▸ **TASK DESCRIPTION**
Print the lines of the listing below verbatim from its first line through the line bearing "const annotationLabels = ['1','2','3'];". Any pictures are to be omitted.

▸ **DATA PROVIDED**
╔══

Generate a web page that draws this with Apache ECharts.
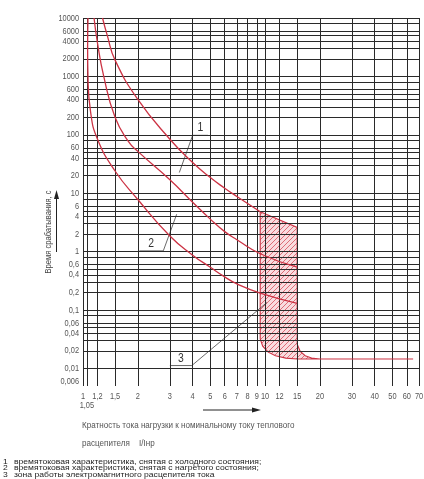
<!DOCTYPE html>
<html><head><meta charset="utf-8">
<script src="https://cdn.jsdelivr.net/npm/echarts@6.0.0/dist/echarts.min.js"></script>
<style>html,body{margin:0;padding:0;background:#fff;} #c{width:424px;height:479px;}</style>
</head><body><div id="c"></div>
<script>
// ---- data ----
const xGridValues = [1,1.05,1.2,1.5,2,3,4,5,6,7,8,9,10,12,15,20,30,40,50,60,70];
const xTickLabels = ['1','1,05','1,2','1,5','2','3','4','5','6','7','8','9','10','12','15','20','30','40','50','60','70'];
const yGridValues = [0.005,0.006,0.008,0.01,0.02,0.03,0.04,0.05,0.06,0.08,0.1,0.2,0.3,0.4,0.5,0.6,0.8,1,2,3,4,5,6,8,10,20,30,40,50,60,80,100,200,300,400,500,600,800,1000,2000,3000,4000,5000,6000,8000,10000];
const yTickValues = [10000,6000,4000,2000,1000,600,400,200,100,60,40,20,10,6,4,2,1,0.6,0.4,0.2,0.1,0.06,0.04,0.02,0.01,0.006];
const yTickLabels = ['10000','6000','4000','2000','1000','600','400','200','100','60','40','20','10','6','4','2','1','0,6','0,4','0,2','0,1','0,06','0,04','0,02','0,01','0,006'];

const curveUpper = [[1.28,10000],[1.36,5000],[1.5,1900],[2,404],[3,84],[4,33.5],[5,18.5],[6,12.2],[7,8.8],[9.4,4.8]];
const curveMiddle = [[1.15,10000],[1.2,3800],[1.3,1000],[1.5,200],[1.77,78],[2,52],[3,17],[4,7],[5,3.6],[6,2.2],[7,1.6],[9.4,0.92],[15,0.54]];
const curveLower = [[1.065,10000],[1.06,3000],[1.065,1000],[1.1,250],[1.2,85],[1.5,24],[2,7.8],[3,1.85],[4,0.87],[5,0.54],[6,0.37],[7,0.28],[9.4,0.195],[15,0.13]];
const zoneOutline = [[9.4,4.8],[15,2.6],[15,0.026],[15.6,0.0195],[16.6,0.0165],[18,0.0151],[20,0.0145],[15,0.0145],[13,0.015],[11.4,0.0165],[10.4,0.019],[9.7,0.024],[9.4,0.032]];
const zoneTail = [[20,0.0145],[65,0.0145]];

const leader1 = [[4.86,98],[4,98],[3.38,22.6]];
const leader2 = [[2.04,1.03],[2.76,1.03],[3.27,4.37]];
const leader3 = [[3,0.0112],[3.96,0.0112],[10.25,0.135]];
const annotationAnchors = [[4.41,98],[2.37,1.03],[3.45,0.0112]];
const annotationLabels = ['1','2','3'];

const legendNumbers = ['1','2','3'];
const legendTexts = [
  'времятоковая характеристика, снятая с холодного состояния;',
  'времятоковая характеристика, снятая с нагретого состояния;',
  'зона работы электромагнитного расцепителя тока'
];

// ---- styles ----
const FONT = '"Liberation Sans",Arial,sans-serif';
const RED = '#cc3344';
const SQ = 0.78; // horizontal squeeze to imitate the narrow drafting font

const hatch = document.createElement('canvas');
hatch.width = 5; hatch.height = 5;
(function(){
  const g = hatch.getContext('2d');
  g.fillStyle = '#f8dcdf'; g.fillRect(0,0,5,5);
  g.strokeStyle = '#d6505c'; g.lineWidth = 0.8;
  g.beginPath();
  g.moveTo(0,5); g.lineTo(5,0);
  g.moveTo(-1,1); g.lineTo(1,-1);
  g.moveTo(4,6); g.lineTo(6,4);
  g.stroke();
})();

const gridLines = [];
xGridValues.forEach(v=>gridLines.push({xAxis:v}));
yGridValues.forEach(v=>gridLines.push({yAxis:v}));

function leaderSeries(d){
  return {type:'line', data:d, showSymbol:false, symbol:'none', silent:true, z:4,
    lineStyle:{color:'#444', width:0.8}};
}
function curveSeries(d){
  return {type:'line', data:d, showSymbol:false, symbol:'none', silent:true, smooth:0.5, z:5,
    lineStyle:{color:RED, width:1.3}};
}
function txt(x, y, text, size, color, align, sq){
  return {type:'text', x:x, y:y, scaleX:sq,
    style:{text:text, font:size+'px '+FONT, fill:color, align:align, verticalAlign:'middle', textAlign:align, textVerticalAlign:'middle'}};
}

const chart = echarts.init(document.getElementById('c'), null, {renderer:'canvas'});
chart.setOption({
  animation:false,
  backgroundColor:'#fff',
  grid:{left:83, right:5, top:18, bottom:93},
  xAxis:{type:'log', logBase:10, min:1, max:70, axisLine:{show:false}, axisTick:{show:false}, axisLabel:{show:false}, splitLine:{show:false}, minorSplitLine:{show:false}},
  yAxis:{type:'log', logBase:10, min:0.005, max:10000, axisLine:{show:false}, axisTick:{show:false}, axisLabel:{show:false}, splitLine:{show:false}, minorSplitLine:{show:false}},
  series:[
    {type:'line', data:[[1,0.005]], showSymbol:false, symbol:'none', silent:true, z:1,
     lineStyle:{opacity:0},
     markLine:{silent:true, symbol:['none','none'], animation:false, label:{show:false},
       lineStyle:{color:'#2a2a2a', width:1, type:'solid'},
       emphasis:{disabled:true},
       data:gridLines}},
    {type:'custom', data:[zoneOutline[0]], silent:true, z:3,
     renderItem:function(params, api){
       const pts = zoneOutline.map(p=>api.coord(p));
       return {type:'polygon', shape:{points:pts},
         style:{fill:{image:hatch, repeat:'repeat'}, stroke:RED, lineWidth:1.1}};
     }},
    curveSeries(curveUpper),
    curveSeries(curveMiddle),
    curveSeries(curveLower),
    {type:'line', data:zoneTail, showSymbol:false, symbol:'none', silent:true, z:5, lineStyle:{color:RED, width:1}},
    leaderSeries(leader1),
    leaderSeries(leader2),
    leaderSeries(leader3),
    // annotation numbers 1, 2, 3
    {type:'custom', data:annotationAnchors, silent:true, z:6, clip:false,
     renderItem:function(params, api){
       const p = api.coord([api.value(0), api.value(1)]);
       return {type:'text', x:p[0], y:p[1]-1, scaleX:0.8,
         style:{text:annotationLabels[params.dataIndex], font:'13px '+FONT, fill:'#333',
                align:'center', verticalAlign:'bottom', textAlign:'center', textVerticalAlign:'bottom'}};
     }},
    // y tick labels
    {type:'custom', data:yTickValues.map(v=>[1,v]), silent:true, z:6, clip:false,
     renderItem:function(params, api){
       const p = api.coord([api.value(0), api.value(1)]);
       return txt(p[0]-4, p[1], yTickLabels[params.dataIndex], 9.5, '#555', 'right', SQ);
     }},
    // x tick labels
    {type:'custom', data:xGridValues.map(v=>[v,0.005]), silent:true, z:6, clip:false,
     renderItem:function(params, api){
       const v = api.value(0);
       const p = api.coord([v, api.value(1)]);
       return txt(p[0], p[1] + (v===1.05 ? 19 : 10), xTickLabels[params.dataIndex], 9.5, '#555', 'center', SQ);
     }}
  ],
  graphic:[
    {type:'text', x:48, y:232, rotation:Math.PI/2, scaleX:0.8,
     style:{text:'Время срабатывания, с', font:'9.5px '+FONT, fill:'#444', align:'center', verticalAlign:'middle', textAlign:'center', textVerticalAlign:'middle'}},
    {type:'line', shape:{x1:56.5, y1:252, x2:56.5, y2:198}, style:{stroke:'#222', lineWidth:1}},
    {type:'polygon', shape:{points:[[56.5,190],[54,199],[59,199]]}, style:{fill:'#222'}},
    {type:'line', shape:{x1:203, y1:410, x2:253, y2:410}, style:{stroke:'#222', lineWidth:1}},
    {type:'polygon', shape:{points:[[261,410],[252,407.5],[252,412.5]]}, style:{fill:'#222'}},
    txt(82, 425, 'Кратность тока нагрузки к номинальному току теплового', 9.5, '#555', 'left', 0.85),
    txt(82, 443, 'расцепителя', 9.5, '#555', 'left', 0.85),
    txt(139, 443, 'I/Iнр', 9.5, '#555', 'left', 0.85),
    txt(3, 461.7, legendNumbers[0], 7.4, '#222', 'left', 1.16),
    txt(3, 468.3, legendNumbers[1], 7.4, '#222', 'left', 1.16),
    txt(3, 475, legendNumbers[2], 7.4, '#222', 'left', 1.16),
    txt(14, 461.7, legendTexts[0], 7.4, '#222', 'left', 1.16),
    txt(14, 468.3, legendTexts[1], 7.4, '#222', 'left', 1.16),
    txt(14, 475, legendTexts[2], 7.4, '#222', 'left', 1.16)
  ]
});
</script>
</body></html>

╚══

▸ **THE OUTPUT**
Generate a web page that draws this with Apache ECharts.
<!DOCTYPE html>
<html><head><meta charset="utf-8">
<script src="https://cdn.jsdelivr.net/npm/echarts@6.0.0/dist/echarts.min.js"></script>
<style>html,body{margin:0;padding:0;background:#fff;} #c{width:424px;height:479px;}</style>
</head><body><div id="c"></div>
<script>
// ---- data ----
const xGridValues = [1,1.05,1.2,1.5,2,3,4,5,6,7,8,9,10,12,15,20,30,40,50,60,70];
const xTickLabels = ['1','1,05','1,2','1,5','2','3','4','5','6','7','8','9','10','12','15','20','30','40','50','60','70'];
const yGridValues = [0.005,0.006,0.008,0.01,0.02,0.03,0.04,0.05,0.06,0.08,0.1,0.2,0.3,0.4,0.5,0.6,0.8,1,2,3,4,5,6,8,10,20,30,40,50,60,80,100,200,300,400,500,600,800,1000,2000,3000,4000,5000,6000,8000,10000];
const yTickValues = [10000,6000,4000,2000,1000,600,400,200,100,60,40,20,10,6,4,2,1,0.6,0.4,0.2,0.1,0.06,0.04,0.02,0.01,0.006];
const yTickLabels = ['10000','6000','4000','2000','1000','600','400','200','100','60','40','20','10','6','4','2','1','0,6','0,4','0,2','0,1','0,06','0,04','0,02','0,01','0,006'];

const curveUpper = [[1.28,10000],[1.36,5000],[1.5,1900],[2,404],[3,84],[4,33.5],[5,18.5],[6,12.2],[7,8.8],[9.4,4.8]];
const curveMiddle = [[1.15,10000],[1.2,3800],[1.3,1000],[1.5,200],[1.77,78],[2,52],[3,17],[4,7],[5,3.6],[6,2.2],[7,1.6],[9.4,0.92],[15,0.54]];
const curveLower = [[1.065,10000],[1.06,3000],[1.065,1000],[1.1,250],[1.2,85],[1.5,24],[2,7.8],[3,1.85],[4,0.87],[5,0.54],[6,0.37],[7,0.28],[9.4,0.195],[15,0.13]];
const zoneOutline = [[9.4,4.8],[15,2.6],[15,0.026],[15.6,0.0195],[16.6,0.0165],[18,0.0151],[20,0.0145],[15,0.0145],[13,0.015],[11.4,0.0165],[10.4,0.019],[9.7,0.024],[9.4,0.032]];
const zoneTail = [[20,0.0145],[65,0.0145]];

const leader1 = [[4.86,98],[4,98],[3.38,22.6]];
const leader2 = [[2.04,1.03],[2.76,1.03],[3.27,4.37]];
const leader3 = [[3,0.0112],[3.96,0.0112],[10.25,0.135]];
const annotationAnchors = [[4.41,98],[2.37,1.03],[3.45,0.0112]];
const annotationLabels = ['1','2','3'];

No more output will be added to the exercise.